Console9

BeautifulSoup tutorial: scrape authenticated pages with session cookies

Learn how to scrape login-protected pages with BeautifulSoup by authenticating with the Python requests library Session object and persisting cookies.

This tutorial walks through scraping web pages that require login credentials. By the end, you will understand how to authenticate with the Python requests library Session object, persist cookies across requests, and parse protected HTML content with BeautifulSoup (bs4).

What You Will Need

  • Python 3.7 or later installed on your system.
  • The beautifulsoup4 package ( pip install beautifulsoup4).
  • The requests package ( pip install requests).
  • The lxml parser ( pip install lxml).
  • A test account on the target website (never use production credentials for scraping experiments).

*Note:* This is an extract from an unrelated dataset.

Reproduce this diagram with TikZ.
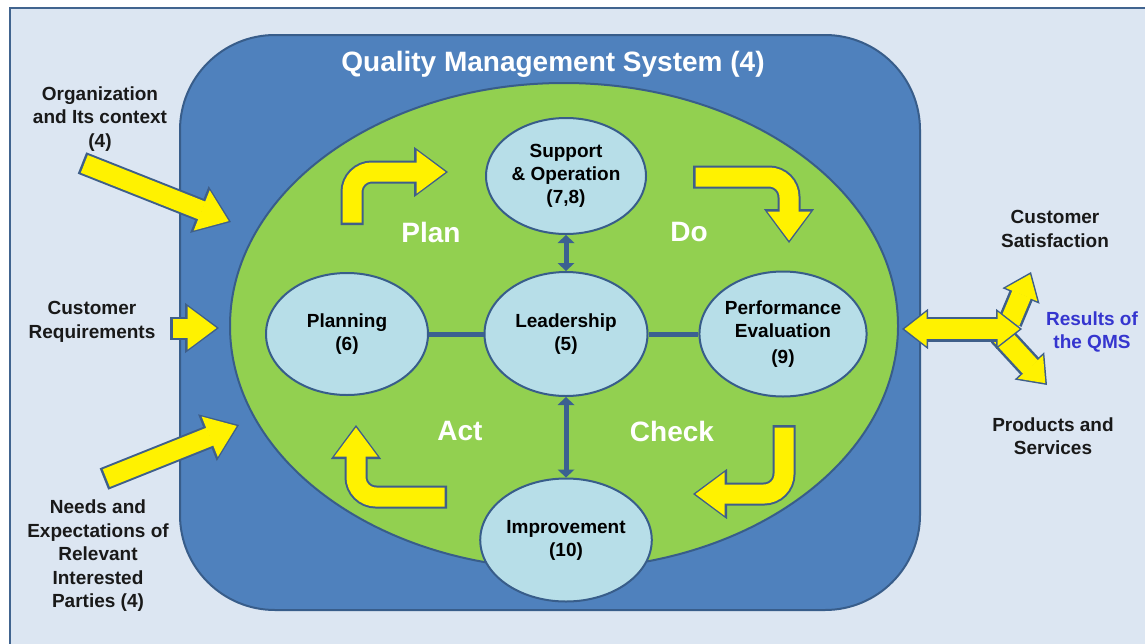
\documentclass[tikz,border=0pt]{standalone}
\usepackage{fontspec}
\setmainfont{Liberation Sans}
\usetikzlibrary{shapes.geometric}
\usetikzlibrary{arrows.meta}

\definecolor{paneBg}{HTML}{DCE6F2}
\definecolor{paneLine}{HTML}{41648F}
\definecolor{qmsBlue}{HTML}{4F81BD}
\definecolor{qmsEdge}{HTML}{385D8A}
\definecolor{qmsGreen}{HTML}{92D050}
\definecolor{stageFill}{HTML}{B7DEE8}
\definecolor{linkBlue}{HTML}{3B6191}
\definecolor{arrowBorder}{HTML}{3F5F8A}
\definecolor{resultBlue}{HTML}{3535CF}

\begin{document}
\begin{tikzpicture}
[x=1pt,y=-1pt,%
  stage/.style={shape=ellipse,draw=qmsEdge,line width=2pt,fill=stageFill,inner sep=1pt,align=center,font=\fontsize{19}{23}\selectfont\bfseries},%
  outside/.style={align=center,text=black!90,font=\fontsize{19}{23.5}\selectfont\bfseries},%
  cycleWord/.style={text=white,font=\fontsize{28}{32}\selectfont\bfseries},%
  link/.style={-,draw=linkBlue,line width=5pt},%
  twoWay/.style={{Triangle[length=8pt,width=17pt,line width=0pt]}-{Triangle[length=8pt,width=17pt,line width=0pt]}}]
\useasboundingbox (0,0) rectangle (1145,643);
%% frame and system
\fill[white] (0,0) rectangle (1145,643);
\draw[draw=paneLine,line width=2pt,fill=paneBg] (10,8) rectangle (1170,670);
\node[draw=qmsEdge,line width=2pt,fill=qmsBlue,rounded corners=95pt,
  minimum width=740pt,minimum height=575pt] (qmsBox) at (550,322.5) {};
\node[shape=ellipse,draw=qmsEdge,line width=2pt,fill=qmsGreen,
  minimum width=668pt,minimum height=486pt] (qmsCore) at (564,326) {};
\node[cycleWord] (title) at (553,64) {Quality Management System (4)};
%% stages
\node[stage,minimum width=160pt,minimum height=116pt] (support) at (566,176) {Support\\\& Operation\\(7,8)};
\node[stage,minimum width=163pt,minimum height=124pt] (leader) at (566,334) {Leadership\\(5)};
\node[stage,minimum width=162pt,minimum height=122pt] (planning) at (347,334) {Planning\\(6)};
\node[stage,minimum width=160pt,minimum height=125pt] (perform) at (783,334) {Performance\\Evaluation\\[3pt](9)};
\node[stage,minimum width=162pt,minimum height=123pt] (improve) at (566,540) {Improvement\\(10)};
\draw[link] (planning) -- (leader);
\draw[link] (leader) -- (perform);
\draw[link,twoWay] (support) -- (leader);
\draw[link,twoWay] (leader) -- (improve);
%% cycle words
\node[cycleWord] (plan) at (431,232) {Plan};
\node[cycleWord] (do) at (689,232) {Do};
\node[cycleWord] (act) at (460,431) {Act};
\node[cycleWord] (check) at (672,431) {Check};
%% outside labels
\node[outside] (context) at (100,119) {Organization\\and Its context\\(4)};
\node[outside] (needs) at (92,322) {Customer\\Requirements};
\node[outside] (parties) at (98,556) {Needs and\\Expectations of\\Relevant\\Interested\\Parties (4)};
\node[outside] (satisfy) at (1055,229) {Customer\\Satisfaction};
\node[outside] (products) at (1053,436) {Products and\\Services};
\node[outside,text=resultBlue] (results) at (1092,332) {Results of\\the QMS};
%% arrow ends
\coordinate (contextTail) at (82,163);   \coordinate (contextTip) at (231,222);
\coordinate (needsTail) at (170,328);    \coordinate (needsTip) at (219,328);
\coordinate (partiesTail) at (104,479);  \coordinate (partiesTip) at (239,425);
\coordinate (planTail) at (352,225);     \coordinate (planTip) at (448,172);
\coordinate (doTail) at (693,177);       \coordinate (doTip) at (789,243);
\coordinate (checkTail) at (784,425);    \coordinate (checkTip) at (693,494);
\coordinate (actTail) at (447,497);      \coordinate (actTip) at (356,425);
\coordinate (outLeft) at (902,329);      \coordinate (outRight) at (1022,329);
\coordinate (upTail) at (1010,322);      \coordinate (upTip) at (1031,272);
\coordinate (downTail) at (1000,334);    \coordinate (downTip) at (1047,385);
%% yellow arrows, border first then fill
\def\layers{23/34/50/arrowBorder/0, 19/29/43/yellow/2.5}
\foreach \lw/\hl/\hw/\col/\gap in \layers
{
  \draw[line width=\lw pt,draw=\col,shorten >=\gap pt,shorten <=\gap pt,
    -{Triangle[length=\hl pt,width=\hw pt,line width=1.5pt]}] (contextTail) -- (contextTip);
  \draw[line width=\lw pt,draw=\col,shorten >=\gap pt,shorten <=\gap pt,
    -{Triangle[length=\hl pt,width=\hw pt,line width=1.5pt]}] (needsTail) -- (needsTip);
  \draw[line width=\lw pt,draw=\col,shorten >=\gap pt,shorten <=\gap pt,
    -{Triangle[length=\hl pt,width=\hw pt,line width=1.5pt]}] (partiesTail) -- (partiesTip);
  \draw[line width=\lw pt,draw=\col,shorten >=\gap pt,shorten <=\gap pt,rounded corners=20pt,
    -{Triangle[length=\hl pt,width=\hw pt,line width=1.5pt]}] (planTail) |- (planTip);
  \draw[line width=\lw pt,draw=\col,shorten >=\gap pt,shorten <=\gap pt,rounded corners=20pt,
    -{Triangle[length=\hl pt,width=\hw pt,line width=1.5pt]}] (doTail) -| (doTip);
  \draw[line width=\lw pt,draw=\col,shorten >=\gap pt,shorten <=\gap pt,rounded corners=20pt,
    -{Triangle[length=\hl pt,width=\hw pt,line width=1.5pt]}] (checkTail) |- (checkTip);
  \draw[line width=\lw pt,draw=\col,shorten >=\gap pt,shorten <=\gap pt,rounded corners=20pt,
    -{Triangle[length=\hl pt,width=\hw pt,line width=1.5pt]}] (actTail) -| (actTip);
}
%% results of the QMS
\def\small{25/26/40/arrowBorder/0, 20/22/34/yellow/2.5}
\foreach \lw/\hl/\hw/\col/\gap in \small
  \draw[line width=\lw pt,draw=\col,shorten >=\gap pt,
    -{Triangle[length=\hl pt,width=\hw pt,line width=1.5pt]}] (upTail) -- (upTip);
\foreach \lw/\hl/\hw/\col/\gap in \small
  \draw[line width=\lw pt,draw=\col,shorten >=\gap pt,
    -{Triangle[length=\hl pt,width=\hw pt,line width=1.5pt]}] (downTail) -- (downTip);
\foreach \lw/\hl/\hw/\col/\gap in \small
  \draw[line width=\lw pt,draw=\col,shorten >=\gap pt,shorten <=\gap pt,
    {Triangle[length=\hl pt,width=\hw pt,line width=1.5pt]}-{Triangle[length=\hl pt,width=\hw pt,line width=1.5pt]}] (outLeft) -- (outRight);
\end{tikzpicture}
\end{document}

Step 1: Understand How Session-Based Authentication Works for Web Scraping

BeautifulSoup (bs4) parses HTML but does not handle HTTP communication or authentication. The Python requests library manages HTTP sessions, cookies, and authentication. When a website requires login, the browser sends credentials via an HTTP POST request, and the server responds with a session cookie. The browser includes that cookie in every subsequent request to prove the user is authenticated.

The Python requests library Session object replicates this behavior. It stores cookies from a login response and attaches them automatically to every follow-up request. BeautifulSoup then parses the authenticated HTML that the session retrieves.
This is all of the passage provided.